The pavement glistens faintly from overnight condensation. My step lands cleanly, then I pause extra, just before the intersections. Not because I need to. Because something in me registered a shift. I wait an extra half a second. Then continue. The pause wasn’t about caution. It was about accuracy. Sometimes the difference between precision and correction is determined by when you stop, not how you move.
You’re joining me on The Ember Walk, where curiosity meets motion. I’m David Dysart. Together we’ll take a few minutes to step through one idea that shapes the craft of enrollment.
In the forge, knowing when to stop striking is as essential as knowing where to strike. Continue one blow too long and you overwork the material. Stop too early and structure never forms. The discipline isn’t in the motion. It’s in the timing of cessation.
In leadership and craft, we tend to measure value by action. But some of the strongest decisions I’ve made came from knowing when to stop applying pressure. The instinct to “finish strong” often convinces us to keep pushing past the point where effectiveness is declining. Force at that stage doesn’t refine the work. It introduces fracture.
I’ve done this in conversations. During a policy negotiation, I made a strong case supported by data. It landed well. Instead of letting it sit, I kept talking to reinforce the point. The additional words diluted clarity and opened new lines of resistance that didn’t need to exist. Momentum was already established. The extra strikes worked against it. A colleague told me afterward, “You had them. Then you tried to prove it twice.” That was a strike too many. And something I still have too much work to do to improve.

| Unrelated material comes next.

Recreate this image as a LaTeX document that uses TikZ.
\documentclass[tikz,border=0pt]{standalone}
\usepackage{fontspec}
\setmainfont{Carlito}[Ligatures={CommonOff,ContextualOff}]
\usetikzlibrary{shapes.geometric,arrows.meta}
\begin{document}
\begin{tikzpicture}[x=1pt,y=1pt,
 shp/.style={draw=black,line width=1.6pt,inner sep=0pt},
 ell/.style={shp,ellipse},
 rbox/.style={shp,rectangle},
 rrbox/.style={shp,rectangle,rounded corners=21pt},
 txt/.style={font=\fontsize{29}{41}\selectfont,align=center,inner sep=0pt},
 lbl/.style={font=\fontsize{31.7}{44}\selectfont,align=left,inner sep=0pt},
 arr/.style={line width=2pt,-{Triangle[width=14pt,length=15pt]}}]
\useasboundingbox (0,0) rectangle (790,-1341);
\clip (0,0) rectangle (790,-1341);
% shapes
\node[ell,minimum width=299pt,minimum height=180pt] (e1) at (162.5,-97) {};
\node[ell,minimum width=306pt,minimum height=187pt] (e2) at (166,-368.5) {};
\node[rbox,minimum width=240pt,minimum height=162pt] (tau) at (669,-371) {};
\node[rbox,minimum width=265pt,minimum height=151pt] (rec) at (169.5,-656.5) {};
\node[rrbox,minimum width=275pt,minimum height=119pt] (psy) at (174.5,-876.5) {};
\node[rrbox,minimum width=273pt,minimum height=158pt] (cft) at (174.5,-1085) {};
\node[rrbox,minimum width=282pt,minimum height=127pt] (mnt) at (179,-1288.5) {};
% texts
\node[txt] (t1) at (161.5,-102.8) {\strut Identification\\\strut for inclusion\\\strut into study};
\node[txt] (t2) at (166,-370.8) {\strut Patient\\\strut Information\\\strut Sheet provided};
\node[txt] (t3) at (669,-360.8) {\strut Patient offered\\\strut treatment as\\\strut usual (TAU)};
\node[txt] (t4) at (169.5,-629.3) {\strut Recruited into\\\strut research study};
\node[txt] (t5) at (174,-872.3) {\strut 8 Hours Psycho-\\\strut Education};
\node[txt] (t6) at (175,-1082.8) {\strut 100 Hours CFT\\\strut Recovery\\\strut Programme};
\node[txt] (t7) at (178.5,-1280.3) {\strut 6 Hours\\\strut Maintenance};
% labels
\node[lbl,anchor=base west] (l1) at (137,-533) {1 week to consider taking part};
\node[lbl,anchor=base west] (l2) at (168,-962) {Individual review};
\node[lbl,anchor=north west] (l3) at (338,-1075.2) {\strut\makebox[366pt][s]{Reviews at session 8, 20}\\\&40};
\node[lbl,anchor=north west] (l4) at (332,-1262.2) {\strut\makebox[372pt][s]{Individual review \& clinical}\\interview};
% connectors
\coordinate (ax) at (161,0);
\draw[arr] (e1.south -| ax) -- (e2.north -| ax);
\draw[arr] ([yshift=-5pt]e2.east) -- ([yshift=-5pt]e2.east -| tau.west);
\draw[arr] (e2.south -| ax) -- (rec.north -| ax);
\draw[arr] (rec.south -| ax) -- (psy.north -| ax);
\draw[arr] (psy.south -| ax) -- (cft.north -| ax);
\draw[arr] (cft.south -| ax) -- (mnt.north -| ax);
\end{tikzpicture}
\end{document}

Same in build work. I once refined an admissions rubric past the point of utility. The model was already performing within optimal thresholds. I made additional adjustments to “tighten it further.” Those edits introduced imbalance and created a need for rework months later. Excellence wasn’t required. Precision already existed. I kept striking because I confused motion with improvement.
Stopping at the right moment means trusting the work enough to release it. If you only stop when exhaustion forces it, you’re not practicing control. You’re hitting limits. Skill shows up when you stop with strength still available.

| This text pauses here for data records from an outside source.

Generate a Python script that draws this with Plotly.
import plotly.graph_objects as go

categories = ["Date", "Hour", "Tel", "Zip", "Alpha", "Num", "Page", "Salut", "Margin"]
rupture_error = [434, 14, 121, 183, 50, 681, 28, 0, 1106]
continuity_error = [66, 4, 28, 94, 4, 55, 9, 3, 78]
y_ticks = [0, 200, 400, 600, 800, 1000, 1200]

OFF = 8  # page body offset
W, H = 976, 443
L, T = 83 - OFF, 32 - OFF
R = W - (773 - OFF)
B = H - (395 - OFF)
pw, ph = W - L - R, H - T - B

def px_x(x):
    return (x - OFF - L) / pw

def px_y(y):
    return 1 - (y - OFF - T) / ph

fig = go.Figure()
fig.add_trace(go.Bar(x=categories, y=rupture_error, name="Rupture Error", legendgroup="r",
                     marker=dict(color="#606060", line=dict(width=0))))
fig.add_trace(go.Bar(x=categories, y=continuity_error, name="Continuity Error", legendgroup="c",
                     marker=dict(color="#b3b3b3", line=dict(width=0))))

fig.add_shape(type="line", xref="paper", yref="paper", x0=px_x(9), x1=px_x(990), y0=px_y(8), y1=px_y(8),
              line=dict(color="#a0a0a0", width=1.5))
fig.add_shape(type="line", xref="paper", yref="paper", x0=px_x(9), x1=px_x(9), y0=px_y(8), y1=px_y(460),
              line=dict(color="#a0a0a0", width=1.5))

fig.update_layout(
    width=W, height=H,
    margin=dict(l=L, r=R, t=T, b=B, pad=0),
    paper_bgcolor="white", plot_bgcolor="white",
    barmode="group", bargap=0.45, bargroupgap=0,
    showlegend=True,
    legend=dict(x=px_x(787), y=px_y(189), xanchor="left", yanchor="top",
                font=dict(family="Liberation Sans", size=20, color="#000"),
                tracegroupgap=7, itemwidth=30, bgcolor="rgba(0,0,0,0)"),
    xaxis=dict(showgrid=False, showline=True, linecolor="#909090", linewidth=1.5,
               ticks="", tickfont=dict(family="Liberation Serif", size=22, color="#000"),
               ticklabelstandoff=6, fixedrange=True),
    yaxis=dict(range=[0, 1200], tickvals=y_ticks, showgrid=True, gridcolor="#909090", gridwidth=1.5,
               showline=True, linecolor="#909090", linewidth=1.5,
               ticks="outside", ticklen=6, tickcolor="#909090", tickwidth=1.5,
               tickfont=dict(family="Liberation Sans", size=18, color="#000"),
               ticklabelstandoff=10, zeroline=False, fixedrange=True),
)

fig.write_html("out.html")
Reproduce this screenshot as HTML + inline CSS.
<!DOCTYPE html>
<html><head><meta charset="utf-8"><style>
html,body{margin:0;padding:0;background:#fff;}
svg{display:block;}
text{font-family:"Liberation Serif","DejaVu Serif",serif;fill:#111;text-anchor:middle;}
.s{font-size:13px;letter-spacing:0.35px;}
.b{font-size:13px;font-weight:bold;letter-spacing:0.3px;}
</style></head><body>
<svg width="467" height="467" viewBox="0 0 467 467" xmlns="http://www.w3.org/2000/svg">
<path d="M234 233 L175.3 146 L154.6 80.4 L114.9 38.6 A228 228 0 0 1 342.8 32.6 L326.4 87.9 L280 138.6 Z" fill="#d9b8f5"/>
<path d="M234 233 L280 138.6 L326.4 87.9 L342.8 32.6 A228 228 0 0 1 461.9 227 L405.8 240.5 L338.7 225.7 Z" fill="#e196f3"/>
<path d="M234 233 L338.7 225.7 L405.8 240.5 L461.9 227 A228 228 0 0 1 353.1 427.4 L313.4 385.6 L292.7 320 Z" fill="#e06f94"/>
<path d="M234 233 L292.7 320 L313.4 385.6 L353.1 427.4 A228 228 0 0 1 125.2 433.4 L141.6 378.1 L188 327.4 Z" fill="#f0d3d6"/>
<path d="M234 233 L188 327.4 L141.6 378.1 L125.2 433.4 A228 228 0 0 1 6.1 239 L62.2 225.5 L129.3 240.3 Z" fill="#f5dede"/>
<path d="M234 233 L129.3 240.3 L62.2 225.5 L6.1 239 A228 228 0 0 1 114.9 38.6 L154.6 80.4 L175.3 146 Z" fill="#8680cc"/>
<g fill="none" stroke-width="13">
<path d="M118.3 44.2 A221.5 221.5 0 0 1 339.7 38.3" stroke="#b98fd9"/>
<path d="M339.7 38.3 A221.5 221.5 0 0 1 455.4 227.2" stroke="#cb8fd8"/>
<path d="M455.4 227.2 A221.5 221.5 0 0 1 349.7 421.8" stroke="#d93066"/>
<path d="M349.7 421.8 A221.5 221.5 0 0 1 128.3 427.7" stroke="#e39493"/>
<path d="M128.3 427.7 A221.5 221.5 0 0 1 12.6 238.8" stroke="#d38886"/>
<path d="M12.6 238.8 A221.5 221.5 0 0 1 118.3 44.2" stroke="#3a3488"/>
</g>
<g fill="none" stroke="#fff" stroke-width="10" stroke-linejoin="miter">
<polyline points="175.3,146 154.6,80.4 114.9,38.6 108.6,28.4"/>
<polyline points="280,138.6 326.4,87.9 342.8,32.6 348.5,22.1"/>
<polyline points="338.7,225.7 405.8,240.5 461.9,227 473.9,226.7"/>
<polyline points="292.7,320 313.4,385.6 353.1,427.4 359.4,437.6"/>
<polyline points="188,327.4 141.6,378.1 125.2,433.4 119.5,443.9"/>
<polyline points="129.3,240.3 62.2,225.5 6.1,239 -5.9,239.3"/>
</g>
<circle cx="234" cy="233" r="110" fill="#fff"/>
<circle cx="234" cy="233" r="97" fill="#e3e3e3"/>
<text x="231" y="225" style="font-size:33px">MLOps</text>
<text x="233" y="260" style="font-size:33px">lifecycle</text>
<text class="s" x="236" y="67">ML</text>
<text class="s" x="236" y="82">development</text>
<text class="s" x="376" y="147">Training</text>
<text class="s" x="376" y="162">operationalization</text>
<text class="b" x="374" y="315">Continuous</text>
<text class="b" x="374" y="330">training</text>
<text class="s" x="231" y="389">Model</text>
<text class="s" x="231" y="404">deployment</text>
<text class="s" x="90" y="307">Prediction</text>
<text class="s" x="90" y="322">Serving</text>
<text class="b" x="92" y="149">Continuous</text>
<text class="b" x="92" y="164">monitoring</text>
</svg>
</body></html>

You see this in modeling, strategy, messaging, even team dynamics. Know when to pause before diminishing returns begin. The right moment often arrives quietly, not with completion, but with sufficiency. You can stop now and have plenty of work to do on your next project that will make more impact at this point.

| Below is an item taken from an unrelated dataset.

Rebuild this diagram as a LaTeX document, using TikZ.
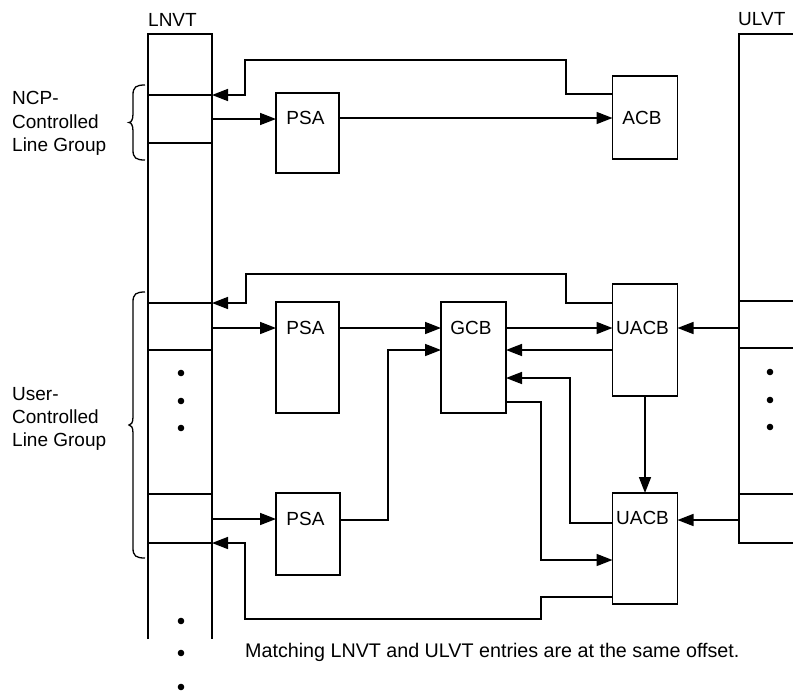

Before you keep pushing to make something “even better,” ask: Is the next strike likely to strengthen the material or test it unnecessarily? If the answer leans toward uncertainty, stop. Refinement doesn’t come from maximal force. It comes from authority over motion.
Today, identify one area where you are tempted to keep applying effort simply because you can. Decide whether impact has already been achieved. If so, stop deliberately, not reactively. Let your spark speak, and let us know in the comments or DM me. What was that one thing? And how does it feel to stop tending that flame?
Let each step today carry enough pressure to move forward, but not enough to erase the shape already formed. Sometimes restraint completes what force began.
And that’s The Ember Walk. The forge is yours now. Go make something worth the heat.